Mau, a former councilwoman, says she decided to run for office again because she is deeply worried about the city’s financial system and what that means for the economy and the community.
Mau, a longtime community activist, said that for the past seven years, the city had taken actions “that put us perilously close to extinction.”
Current city practices discourage compromise, transparency and thorough vetting, she said, and decisions have been recklessly and hastily made.
“Tackling these problems will require a degree of sacrifice impossible under the existing policy process,” Mau said.
The main issues include bringing fiscal responsibility, economic growth and much-needed jobs, especially in light of the Wal-Mart loss.
One way to bring more economic development would be to improve the city’s tax structure so that businesses can thrive.

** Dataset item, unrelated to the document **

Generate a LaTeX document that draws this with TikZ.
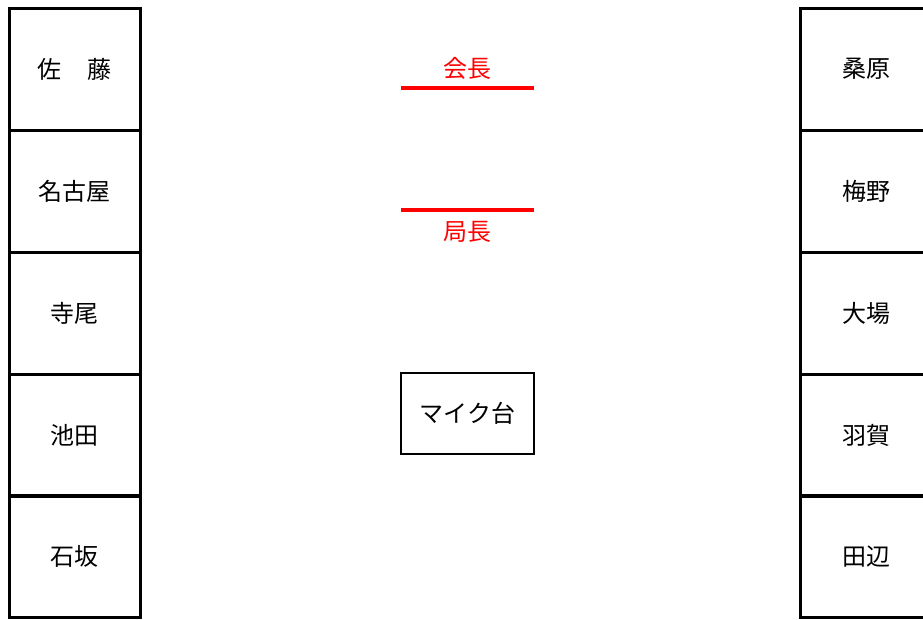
\documentclass[tikz,border=0pt]{standalone}
\usepackage{fontspec}
\setmainfont{Noto Sans CJK JP}

\begin{document}
\begin{tikzpicture}[x=1pt,y=-1pt,
		seat/.style={draw,line width=3pt,minimum width=131pt,minimum height=122pt,inner sep=0pt,font=\fontsize{24}{24}\selectfont},
		bar/.style={fill=red,minimum width=133pt,minimum height=4.5pt,inner sep=0pt,outer sep=0pt}]
		\useasboundingbox (0,0) rectangle (923,619);
		% left row
		\node[seat] (sato) at (74.5,69) {佐\hspace{1.1em}藤};
		\node[seat] (nagoya) at (74.5,191) {名古屋};
		\node[seat] (terao) at (74.5,313) {寺尾};
		\node[seat] (ikeda) at (74.5,435) {池田};
		\node[seat] (ishizaka) at (74.5,556.5) {石坂};
		% right row
		\node[seat] (kuwahara) at (866,69) {桑原};
		\node[seat] (umeno) at (866,191) {梅野};
		\node[seat] (oba) at (866,313) {大場};
		\node[seat] (haga) at (866,435) {羽賀};
		\node[seat] (tanabe) at (866,556.5) {田辺};
		% front
		\node[bar,label={[red,font=\fontsize{24}{24}\selectfont,label distance=3pt]above:会長}] (kaicho) at (467.5,88) {};
		\node[bar,label={[red,font=\fontsize{24}{24}\selectfont,label distance=6pt]below:局長}] (kyokucho) at (467.5,210) {};
		\node[draw,line width=2.5pt,minimum width=133pt,minimum height=81pt,inner sep=0pt,font=\fontsize{24}{24}\selectfont] (mic) at (467.5,413.5) {マイク台};
	\end{tikzpicture}
\end{document}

Mau said she was against cutting the police department and privatizing public works to shore up the budget. The community center is an important part of the city and needs to be protected.
In addition Mau said there needs to be more transparency for residents. Last month it came to light that the city had plans to raze the current community center to make way for low- to moderate-income senior housing and a new community center. Residents were outraged that the plan had not had any public input or a bidding process.
Mau often is outspoken on issues at council meetings, and at the Feb. 6 meeting, she told the council, “The process hasn’t been transparent. There’s been no input from the community.” The council reversed itself and rejected the project.